Abstract:Text-to-image generation from large generative models like Stable Diffusion, DALLE-2, etc., have become a common base for various tasks due to their superior quality and extensive knowledge bases. As image composition and generation are creative processes the artists need control over various parts of the images being generated. We find that just adding details about parts in the base text prompt either leads to an entirely different image (e.g., missing/incorrect identity) or the extra part details simply being ignored. To mitigate these issues, we introduce PartCraft, which enables image generation based on fine-grained part-level details specified for objects in the base text prompt. This allows more control for artists and enables novel object compositions by combining distinctive object parts.

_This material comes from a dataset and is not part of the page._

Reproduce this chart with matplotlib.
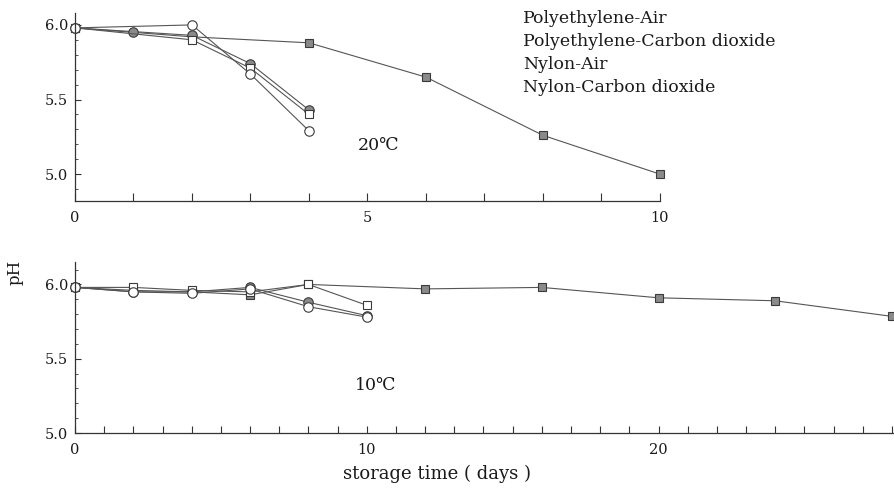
import matplotlib
matplotlib.use('Agg')
import matplotlib.pyplot as plt
from matplotlib.ticker import MultipleLocator

series_names = ['Polyethylene-Air', 'Polyethylene-Carbon dioxide',
                'Nylon-Air', 'Nylon-Carbon dioxide']

# ---- 20 C panel ----
t20_pe_air_days = [0, 2, 3, 4]
t20_pe_air_ph = [5.98, 6.00, 5.67, 5.29]
t20_pe_co2_days = [0, 2, 4, 6, 8, 10]
t20_pe_co2_ph = [5.98, 5.92, 5.88, 5.65, 5.26, 5.00]
t20_ny_air_days = [0, 1, 2, 3, 4]
t20_ny_air_ph = [5.98, 5.955, 5.93, 5.74, 5.43]
t20_ny_co2_days = [0, 2, 3, 4]
t20_ny_co2_ph = [5.98, 5.90, 5.71, 5.40]

# ---- 10 C panel ----
t10_pe_air_days = [0, 2, 4, 6, 8, 10]
t10_pe_air_ph = [5.98, 5.95, 5.94, 5.97, 5.85, 5.78]
t10_pe_co2_days = [0, 2, 4, 6, 8, 12, 16, 20, 24, 28]
t10_pe_co2_ph = [5.98, 5.96, 5.95, 5.93, 6.00, 5.97, 5.98, 5.91, 5.89, 5.785]
t10_ny_air_days = [0, 2, 4, 6, 8, 10]
t10_ny_air_ph = [5.98, 5.95, 5.95, 5.98, 5.88, 5.79]
t10_ny_co2_days = [0, 2, 4, 6, 8, 10]
t10_ny_co2_ph = [5.98, 5.98, 5.96, 5.95, 6.00, 5.86]

SERIF = ['DejaVu Serif', 'DejaVu Sans', 'Noto Sans CJK JP']
plt.rcParams['font.family'] = SERIF
TXT = '#1a1a1a'
LINE = '#555555'
FILL = '#8a8a8a'
EDGE = '#3a3a3a'

fig = plt.figure(figsize=(8.95, 4.91), dpi=100)

styles = [
    ('s', FILL),     # PE-CO2 filled square
    ('o', FILL),     # Nylon-Air filled circle
    ('s', 'white'),  # Nylon-CO2 open square
    ('o', 'white'),  # PE-Air open circle
]


def draw(ax, data):
    for (d, p, name), (mk, fc) in zip(data, styles):
        ms = 6 if mk == 's' else 6.8
        ax.plot(d, p, color=LINE, lw=0.8, marker=mk, ms=ms,
                mfc=fc, mec=EDGE, mew=0.8, label=name, clip_on=False)


def style_axes(ax):
    for s in ('top', 'right'):
        ax.spines[s].set_visible(False)
    for s in ('left', 'bottom'):
        ax.spines[s].set_color('#333333')
        ax.spines[s].set_linewidth(0.9)
    ax.tick_params(axis='both', which='both', direction='in', colors='#333333',
                   labelcolor=TXT, labelsize=10.5)
    ax.tick_params(axis='x', which='major', length=6, pad=7)
    ax.tick_params(axis='y', which='major', length=4, pad=5)
    ax.tick_params(axis='y', which='minor', length=2.5)
    ax.yaxis.set_major_locator(MultipleLocator(0.5))
    ax.yaxis.set_minor_locator(MultipleLocator(0.1))
    ax.yaxis.set_major_formatter(plt.FuncFormatter(lambda v, p: f'{v:.1f}'))


# top panel (20 C)
ax1 = fig.add_axes([0.0838, 0.5906, 0.6536, 0.383])
draw(ax1, [(t20_pe_co2_days, t20_pe_co2_ph, series_names[1]),
           (t20_ny_air_days, t20_ny_air_ph, series_names[2]),
           (t20_ny_co2_days, t20_ny_co2_ph, series_names[3]),
           (t20_pe_air_days, t20_pe_air_ph, series_names[0])])
ax1.set_xlim(0, 10)
ax1.set_ylim(4.82, 6.08)
style_axes(ax1)
ax1.set_xticks(range(0, 11))
ax1.set_xticklabels([str(i) if i % 5 == 0 else '' for i in range(0, 11)])
ax1.text(4.84, 5.19, '20℃', fontsize=12.5, color=TXT, va='center', ha='left',
         family=SERIF)

# bottom panel (10 C)
ax2 = fig.add_axes([0.0838, 0.1181, 0.916, 0.348])
draw(ax2, [(t10_pe_co2_days, t10_pe_co2_ph, series_names[1]),
           (t10_ny_air_days, t10_ny_air_ph, series_names[2]),
           (t10_ny_co2_days, t10_ny_co2_ph, series_names[3]),
           (t10_pe_air_days, t10_pe_air_ph, series_names[0])])
ax2.set_xlim(0, 28.1)
ax2.set_ylim(5.0, 6.15)
style_axes(ax2)
ax2.tick_params(axis='x', which='major', length=5)
ax2.set_xticks(range(0, 29))
ax2.set_xticklabels([str(i) if i % 10 == 0 else '' for i in range(0, 29)])
ax2.text(9.6, 5.32, '10℃', fontsize=12.5, color=TXT, va='center', ha='left',
         family=SERIF)

# legend (text only, as in the reference)
leg_baselines = [23, 46, 69, 92]
for name, yp in zip(series_names, leg_baselines):
    fig.text(523 / 895, 1 - yp / 491, name, fontsize=12.5, color=TXT,
             va='baseline', ha='left', family=SERIF)

fig.text(15 / 895, 1 - 272 / 491, 'pH', rotation=90, fontsize=12, color=TXT,
         va='center', ha='center', family=SERIF)
fig.text(437 / 895, 1 - 474 / 491, 'storage time ( days )', fontsize=13,
         color=TXT, va='center', ha='center', family=SERIF)

fig.savefig('out.png', dpi=100, facecolor='white')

PartCraft first localizes object parts by denoising the object region from a specific diffusion process. This enables each part token to be localized to the right object region. After obtaining part masks, we run a localized diffusion process in each of the part regions based on fine-grained part descriptions and combine them to produce the final image. All the stages of PartCraft are based on repurposing a pre-trained diffusion model, which enables it to generalize across various domains without training. We demonstrate the effectiveness of part-level control provided by PartCraft qualitatively through visual examples and quantitatively in comparison to the contemporary baselines.